Il pancreas artificiale diventa un’opzione di cura anche per il diabete di tipo 2. Lo dimostrano i risultati dello studio britannico pubblicato su Nature Medicine che descrivono l’innovativo sistema. La notizia è stata accolta con grande entusiasmo da Paolo Di Bartolo, presidente di Fondazione AMD Associazione Medici Diabetologi, commentando i risultati dello studio.

Il pancreas artificiale diventa un’opzione di cura anche per il diabete di tipo 2. Lo dimostrano i risultati dello studio britannico pubblicato su Nature Medicine che descrivono l’innovativo sistema ad ansa chiusa composto da un sensore per la misurazione in continuo del glucosio e una micro-pompa per l’infusione continua di insulina. Grazie ad una app, è in grado di aggiustare in automatico le quantità di insulina infusa in funzione dei valori del glucosio mantenendoli nei target desiderati e minimizzando il tempo trascorso in ipo e iperglicemia.

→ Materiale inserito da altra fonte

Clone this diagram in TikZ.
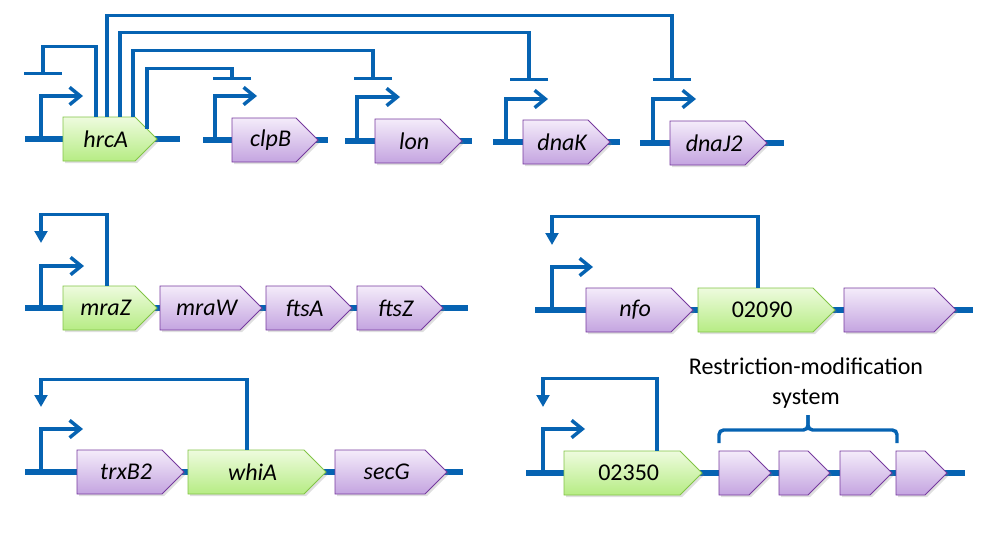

La notizia è stata accolta con grande entusiasmo da Paolo Di Bartolo, presidente di Fondazione AMD – Associazione medici diabetologi. “I dati condivisi dai colleghi del gruppo di Cambridge fanno riferimento ad una tecnologia che già aveva dimostrato la propria efficacia nel diabete di tipo 1 e nelle persone con diabete di tipo 2 in dialisi. Questo nuovo studio ha valutato il sistema CamAps Hx in una specifica sottopopolazione di persone con diabete tipo 2, per le quali questo dispositivo potrebbe rappresentare, in futuro, una possibile proposta terapeutica”. 

Lo studio fa riferimento a persone con diabete di tipo 2 con un’età di circa 59 anni, una lunga durata di malattia e un diabete non in controllo ottimale, già avviati a terapia insulinica intensiva da circa 8 anni. “Una categoria di pazienti che la comunità diabetologica prevede e auspica possa ridursi sensibilmente in ragione di un sempre maggiore ricorso alle terapie più innovative oggi disponibili che hanno dimostrato efficacia nel miglioramento del controllo glicemico e nella riduzione del rischio cardio-renale” prosegue Paolo Di Bartolo, presidente di Fondazione AMD Associazione Medici Diabetologi.

Secondo Fondazione AMD – Associazione Medici Diabetologi, la soluzione messa a punto nel Regno Unito potrebbe rappresentare un valido alleato per lo specialista in alcune situazioni cliniche. Oltre ai pazienti arruolati nello studio, immagina, ad esempio, all’esordio in pazienti molto scompensati, ma potrebbe rappresentare anche uno strumento per il superamento dell’inerzia terapeutica nella titolazione della terapia insulinica e la riduzione dei rischi di ipoglicemia che sono elevati in corso di terapia insulinica e spesso rappresentano una barriera alla piena aderenza del paziente alla terapia prescritta. 

“Restano da verificare la sostenibilità economica di tali soluzioni – conclude Paolo Di Bartolo -. In Italia sono oltre 600.000 i pazienti in terapia insulinica e l’attitudine nelle diverse fasce di età delle persone con paziente con diabete di tipo 2 all’impiego di tali tecnologie. In Italia solo l’11% di tale popolazione ha una età inferiore ai 55 anni”.